> RAW DATA:
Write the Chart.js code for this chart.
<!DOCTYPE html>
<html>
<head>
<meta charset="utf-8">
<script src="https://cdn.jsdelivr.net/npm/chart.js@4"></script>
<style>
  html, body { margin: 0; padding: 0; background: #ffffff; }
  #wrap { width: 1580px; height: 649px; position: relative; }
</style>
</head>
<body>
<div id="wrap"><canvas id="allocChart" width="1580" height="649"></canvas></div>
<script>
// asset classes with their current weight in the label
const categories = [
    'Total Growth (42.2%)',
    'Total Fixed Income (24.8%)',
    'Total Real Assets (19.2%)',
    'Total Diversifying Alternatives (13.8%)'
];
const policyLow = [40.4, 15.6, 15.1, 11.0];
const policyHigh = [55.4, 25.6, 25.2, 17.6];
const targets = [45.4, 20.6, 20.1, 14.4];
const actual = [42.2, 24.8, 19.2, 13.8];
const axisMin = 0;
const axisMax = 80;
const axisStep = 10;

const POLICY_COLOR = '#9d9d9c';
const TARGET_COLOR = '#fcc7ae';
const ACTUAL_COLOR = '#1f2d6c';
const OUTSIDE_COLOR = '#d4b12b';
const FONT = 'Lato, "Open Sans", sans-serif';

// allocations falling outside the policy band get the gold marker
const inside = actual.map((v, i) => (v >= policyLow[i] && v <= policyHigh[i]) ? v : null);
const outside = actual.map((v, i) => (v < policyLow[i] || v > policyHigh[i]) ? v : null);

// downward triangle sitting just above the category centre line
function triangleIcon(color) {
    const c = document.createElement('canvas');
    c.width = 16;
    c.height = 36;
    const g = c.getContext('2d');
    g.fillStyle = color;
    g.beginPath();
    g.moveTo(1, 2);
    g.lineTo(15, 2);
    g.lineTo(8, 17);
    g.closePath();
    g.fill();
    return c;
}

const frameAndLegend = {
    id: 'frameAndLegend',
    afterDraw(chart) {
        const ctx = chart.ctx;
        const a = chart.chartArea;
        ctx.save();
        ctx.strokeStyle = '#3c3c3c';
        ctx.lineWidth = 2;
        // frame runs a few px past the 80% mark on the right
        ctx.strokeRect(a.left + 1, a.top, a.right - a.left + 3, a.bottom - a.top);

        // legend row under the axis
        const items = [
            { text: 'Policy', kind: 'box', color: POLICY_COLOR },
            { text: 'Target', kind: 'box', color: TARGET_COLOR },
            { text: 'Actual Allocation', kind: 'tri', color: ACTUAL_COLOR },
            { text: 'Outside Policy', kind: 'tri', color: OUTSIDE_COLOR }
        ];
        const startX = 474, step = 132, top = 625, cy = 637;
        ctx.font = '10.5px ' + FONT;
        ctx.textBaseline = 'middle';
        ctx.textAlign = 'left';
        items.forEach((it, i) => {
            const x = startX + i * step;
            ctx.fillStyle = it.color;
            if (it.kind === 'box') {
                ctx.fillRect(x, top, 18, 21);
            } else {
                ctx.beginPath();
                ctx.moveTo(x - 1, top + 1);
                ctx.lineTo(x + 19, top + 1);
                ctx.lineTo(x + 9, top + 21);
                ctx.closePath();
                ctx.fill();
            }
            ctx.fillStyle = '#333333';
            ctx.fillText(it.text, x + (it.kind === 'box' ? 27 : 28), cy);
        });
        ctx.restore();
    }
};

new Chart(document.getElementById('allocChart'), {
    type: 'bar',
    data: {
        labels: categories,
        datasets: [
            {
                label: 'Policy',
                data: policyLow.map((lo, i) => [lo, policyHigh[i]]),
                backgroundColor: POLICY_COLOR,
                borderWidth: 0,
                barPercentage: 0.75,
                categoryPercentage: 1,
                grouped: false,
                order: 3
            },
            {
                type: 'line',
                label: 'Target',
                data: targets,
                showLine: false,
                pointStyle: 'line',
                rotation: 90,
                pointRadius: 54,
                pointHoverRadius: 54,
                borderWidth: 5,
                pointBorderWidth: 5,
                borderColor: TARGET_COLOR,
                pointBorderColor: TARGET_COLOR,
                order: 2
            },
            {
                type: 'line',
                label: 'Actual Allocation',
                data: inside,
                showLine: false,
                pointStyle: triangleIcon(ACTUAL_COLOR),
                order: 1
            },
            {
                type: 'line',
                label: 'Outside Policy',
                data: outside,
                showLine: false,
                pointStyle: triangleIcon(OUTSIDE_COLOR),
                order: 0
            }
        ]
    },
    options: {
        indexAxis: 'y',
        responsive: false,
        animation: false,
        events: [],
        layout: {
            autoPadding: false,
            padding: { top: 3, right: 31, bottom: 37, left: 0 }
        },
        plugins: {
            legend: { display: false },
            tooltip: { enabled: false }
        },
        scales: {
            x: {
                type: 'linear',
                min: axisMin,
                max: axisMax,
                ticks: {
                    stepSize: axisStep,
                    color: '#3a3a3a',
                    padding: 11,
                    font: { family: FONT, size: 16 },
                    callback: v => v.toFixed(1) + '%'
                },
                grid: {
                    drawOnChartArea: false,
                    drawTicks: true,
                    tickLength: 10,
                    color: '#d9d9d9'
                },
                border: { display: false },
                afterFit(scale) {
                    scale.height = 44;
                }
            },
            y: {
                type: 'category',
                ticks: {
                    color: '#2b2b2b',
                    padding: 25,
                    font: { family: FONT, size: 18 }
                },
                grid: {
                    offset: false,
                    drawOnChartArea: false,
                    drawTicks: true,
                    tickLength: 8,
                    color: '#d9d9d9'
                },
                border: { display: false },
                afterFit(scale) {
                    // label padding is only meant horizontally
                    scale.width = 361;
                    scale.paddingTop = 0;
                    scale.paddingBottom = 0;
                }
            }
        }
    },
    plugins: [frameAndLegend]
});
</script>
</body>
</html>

---

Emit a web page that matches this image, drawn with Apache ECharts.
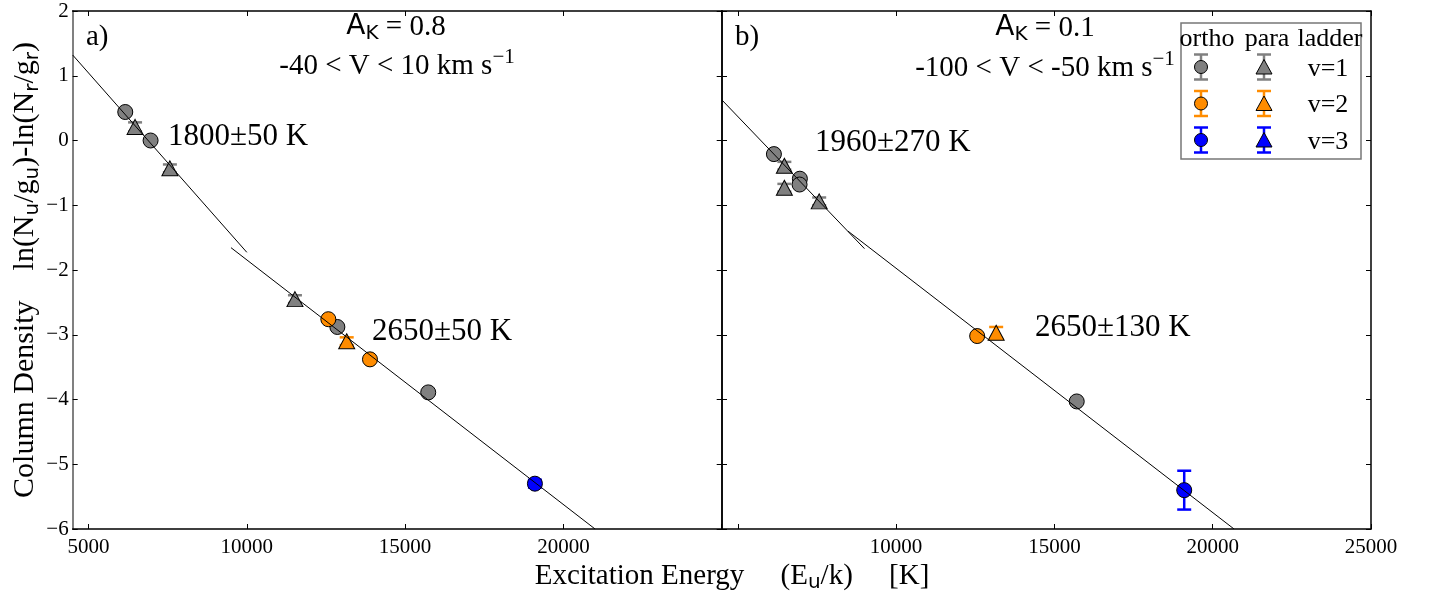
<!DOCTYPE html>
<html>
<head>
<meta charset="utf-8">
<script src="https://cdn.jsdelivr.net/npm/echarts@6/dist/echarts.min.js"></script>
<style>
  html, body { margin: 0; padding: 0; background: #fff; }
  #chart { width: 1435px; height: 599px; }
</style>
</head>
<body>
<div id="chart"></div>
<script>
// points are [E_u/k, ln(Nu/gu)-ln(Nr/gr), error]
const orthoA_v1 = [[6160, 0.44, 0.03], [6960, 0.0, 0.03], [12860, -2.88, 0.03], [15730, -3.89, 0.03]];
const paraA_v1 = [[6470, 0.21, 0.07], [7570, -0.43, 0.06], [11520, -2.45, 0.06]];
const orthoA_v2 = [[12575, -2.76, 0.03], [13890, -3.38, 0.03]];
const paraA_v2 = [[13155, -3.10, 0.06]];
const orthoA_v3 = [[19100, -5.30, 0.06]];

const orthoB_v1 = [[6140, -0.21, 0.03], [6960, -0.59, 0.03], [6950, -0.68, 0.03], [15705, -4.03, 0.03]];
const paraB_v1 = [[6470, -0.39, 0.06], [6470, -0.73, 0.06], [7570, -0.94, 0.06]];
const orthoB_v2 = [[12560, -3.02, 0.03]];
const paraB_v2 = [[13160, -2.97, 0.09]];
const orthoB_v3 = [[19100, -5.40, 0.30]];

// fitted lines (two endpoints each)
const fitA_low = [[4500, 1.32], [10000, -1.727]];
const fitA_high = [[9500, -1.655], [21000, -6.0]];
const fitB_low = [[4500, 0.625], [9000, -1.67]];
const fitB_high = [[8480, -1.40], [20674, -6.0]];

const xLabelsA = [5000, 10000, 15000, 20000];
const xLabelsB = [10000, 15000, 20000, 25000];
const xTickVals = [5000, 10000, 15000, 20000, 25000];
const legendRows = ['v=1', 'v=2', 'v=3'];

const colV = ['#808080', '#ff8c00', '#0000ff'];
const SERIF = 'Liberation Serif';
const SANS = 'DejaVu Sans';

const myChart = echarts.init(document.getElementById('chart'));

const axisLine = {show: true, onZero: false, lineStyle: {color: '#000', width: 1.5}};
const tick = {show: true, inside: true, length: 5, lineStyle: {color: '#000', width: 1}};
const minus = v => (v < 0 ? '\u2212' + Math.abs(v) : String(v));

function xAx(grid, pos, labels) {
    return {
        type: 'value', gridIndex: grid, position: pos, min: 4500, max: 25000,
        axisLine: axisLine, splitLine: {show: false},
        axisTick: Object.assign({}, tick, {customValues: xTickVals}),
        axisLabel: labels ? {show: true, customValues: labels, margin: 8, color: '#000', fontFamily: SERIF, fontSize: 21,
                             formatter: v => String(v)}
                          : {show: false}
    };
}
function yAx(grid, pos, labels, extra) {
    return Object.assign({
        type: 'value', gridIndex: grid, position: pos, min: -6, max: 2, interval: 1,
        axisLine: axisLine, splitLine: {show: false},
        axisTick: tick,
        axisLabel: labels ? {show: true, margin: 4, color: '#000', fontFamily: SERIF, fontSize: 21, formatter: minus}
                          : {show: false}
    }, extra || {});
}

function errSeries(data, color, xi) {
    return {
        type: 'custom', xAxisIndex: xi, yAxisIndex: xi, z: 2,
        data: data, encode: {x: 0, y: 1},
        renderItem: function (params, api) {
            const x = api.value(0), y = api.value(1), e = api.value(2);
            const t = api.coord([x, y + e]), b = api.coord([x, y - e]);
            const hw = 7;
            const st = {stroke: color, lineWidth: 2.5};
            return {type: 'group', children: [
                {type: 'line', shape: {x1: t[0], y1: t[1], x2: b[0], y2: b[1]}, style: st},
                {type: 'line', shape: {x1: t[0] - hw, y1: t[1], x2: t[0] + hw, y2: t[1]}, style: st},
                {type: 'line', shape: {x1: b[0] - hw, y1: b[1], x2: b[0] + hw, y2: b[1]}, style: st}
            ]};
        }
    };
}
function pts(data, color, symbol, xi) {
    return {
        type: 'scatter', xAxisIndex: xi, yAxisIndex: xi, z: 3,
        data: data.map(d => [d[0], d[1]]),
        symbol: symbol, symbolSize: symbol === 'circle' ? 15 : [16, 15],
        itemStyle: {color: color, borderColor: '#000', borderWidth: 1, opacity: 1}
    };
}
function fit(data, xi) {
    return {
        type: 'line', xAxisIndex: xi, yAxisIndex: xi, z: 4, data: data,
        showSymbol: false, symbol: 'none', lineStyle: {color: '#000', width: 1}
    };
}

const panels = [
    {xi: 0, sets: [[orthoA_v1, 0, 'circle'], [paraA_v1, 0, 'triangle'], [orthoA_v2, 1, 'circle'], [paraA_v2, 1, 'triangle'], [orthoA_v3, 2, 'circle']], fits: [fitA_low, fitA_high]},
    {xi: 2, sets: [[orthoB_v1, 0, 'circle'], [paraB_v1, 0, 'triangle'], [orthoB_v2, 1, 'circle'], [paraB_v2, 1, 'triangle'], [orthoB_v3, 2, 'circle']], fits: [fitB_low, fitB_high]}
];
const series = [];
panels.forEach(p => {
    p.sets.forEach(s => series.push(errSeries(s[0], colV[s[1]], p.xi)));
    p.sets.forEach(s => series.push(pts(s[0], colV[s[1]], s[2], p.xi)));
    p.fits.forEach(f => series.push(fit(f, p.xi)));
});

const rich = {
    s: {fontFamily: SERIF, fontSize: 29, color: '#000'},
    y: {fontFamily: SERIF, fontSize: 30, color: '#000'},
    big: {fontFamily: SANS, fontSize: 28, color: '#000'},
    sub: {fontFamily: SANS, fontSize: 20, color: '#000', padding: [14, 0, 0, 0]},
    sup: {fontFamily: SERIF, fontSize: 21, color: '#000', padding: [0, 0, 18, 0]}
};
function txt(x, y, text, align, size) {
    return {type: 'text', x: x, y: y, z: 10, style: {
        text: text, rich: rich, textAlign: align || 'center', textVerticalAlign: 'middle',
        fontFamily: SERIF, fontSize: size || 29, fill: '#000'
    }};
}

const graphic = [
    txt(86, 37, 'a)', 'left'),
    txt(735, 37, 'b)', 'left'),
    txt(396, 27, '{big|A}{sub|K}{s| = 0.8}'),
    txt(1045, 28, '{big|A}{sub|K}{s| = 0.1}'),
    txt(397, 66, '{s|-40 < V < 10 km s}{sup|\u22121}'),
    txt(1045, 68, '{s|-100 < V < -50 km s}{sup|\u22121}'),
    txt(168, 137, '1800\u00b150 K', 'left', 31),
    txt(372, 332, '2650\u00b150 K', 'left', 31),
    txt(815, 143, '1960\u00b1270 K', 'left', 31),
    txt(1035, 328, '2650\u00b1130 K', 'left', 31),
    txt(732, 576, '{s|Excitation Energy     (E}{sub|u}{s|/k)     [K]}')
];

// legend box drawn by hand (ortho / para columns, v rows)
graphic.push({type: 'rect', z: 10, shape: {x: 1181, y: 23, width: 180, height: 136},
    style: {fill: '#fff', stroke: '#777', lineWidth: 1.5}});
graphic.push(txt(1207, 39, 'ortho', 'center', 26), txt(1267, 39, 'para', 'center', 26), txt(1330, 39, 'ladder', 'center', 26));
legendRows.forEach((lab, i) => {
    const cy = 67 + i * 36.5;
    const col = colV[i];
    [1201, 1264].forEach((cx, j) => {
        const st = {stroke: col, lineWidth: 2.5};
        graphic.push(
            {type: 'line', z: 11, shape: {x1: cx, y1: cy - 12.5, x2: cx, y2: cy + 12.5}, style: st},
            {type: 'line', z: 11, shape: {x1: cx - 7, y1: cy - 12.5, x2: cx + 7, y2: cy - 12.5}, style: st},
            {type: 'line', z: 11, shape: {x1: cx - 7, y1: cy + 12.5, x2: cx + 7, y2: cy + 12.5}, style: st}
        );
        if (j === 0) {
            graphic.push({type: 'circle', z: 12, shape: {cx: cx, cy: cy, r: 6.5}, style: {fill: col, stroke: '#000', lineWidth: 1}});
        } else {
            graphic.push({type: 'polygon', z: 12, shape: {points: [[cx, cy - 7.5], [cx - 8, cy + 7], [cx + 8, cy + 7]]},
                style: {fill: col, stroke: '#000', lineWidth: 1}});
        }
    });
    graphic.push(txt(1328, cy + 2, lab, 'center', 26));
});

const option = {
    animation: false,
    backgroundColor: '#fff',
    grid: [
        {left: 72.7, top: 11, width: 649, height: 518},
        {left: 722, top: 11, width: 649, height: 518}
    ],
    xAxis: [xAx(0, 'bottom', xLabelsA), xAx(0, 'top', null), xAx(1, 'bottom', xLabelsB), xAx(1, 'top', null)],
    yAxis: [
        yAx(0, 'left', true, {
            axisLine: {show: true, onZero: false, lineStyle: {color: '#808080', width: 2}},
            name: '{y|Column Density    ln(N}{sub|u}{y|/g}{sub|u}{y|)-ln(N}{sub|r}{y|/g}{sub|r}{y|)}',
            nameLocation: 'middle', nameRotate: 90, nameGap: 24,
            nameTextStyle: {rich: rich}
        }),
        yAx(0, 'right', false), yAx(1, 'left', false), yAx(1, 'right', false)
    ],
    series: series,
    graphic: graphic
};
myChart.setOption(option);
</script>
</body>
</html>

> GIVEN EXERCISE:
Using the data above, set down each line from the line with "Emit a web page" to the line with "const orthoB_v3 = [[19100, -5.40, 0.30]];" exactly, both ends included, and leave the pictures behind. Nothing else belongs.

> RESULT OF THE EXERCISE:
Emit a web page that matches this image, drawn with Apache ECharts.
<!DOCTYPE html>
<html>
<head>
<meta charset="utf-8">
<script src="https://cdn.jsdelivr.net/npm/echarts@6/dist/echarts.min.js"></script>
<style>
  html, body { margin: 0; padding: 0; background: #fff; }
  #chart { width: 1435px; height: 599px; }
</style>
</head>
<body>
<div id="chart"></div>
<script>
// points are [E_u/k, ln(Nu/gu)-ln(Nr/gr), error]
const orthoA_v1 = [[6160, 0.44, 0.03], [6960, 0.0, 0.03], [12860, -2.88, 0.03], [15730, -3.89, 0.03]];
const paraA_v1 = [[6470, 0.21, 0.07], [7570, -0.43, 0.06], [11520, -2.45, 0.06]];
const orthoA_v2 = [[12575, -2.76, 0.03], [13890, -3.38, 0.03]];
const paraA_v2 = [[13155, -3.10, 0.06]];
const orthoA_v3 = [[19100, -5.30, 0.06]];

const orthoB_v1 = [[6140, -0.21, 0.03], [6960, -0.59, 0.03], [6950, -0.68, 0.03], [15705, -4.03, 0.03]];
const paraB_v1 = [[6470, -0.39, 0.06], [6470, -0.73, 0.06], [7570, -0.94, 0.06]];
const orthoB_v2 = [[12560, -3.02, 0.03]];
const paraB_v2 = [[13160, -2.97, 0.09]];
const orthoB_v3 = [[19100, -5.40, 0.30]];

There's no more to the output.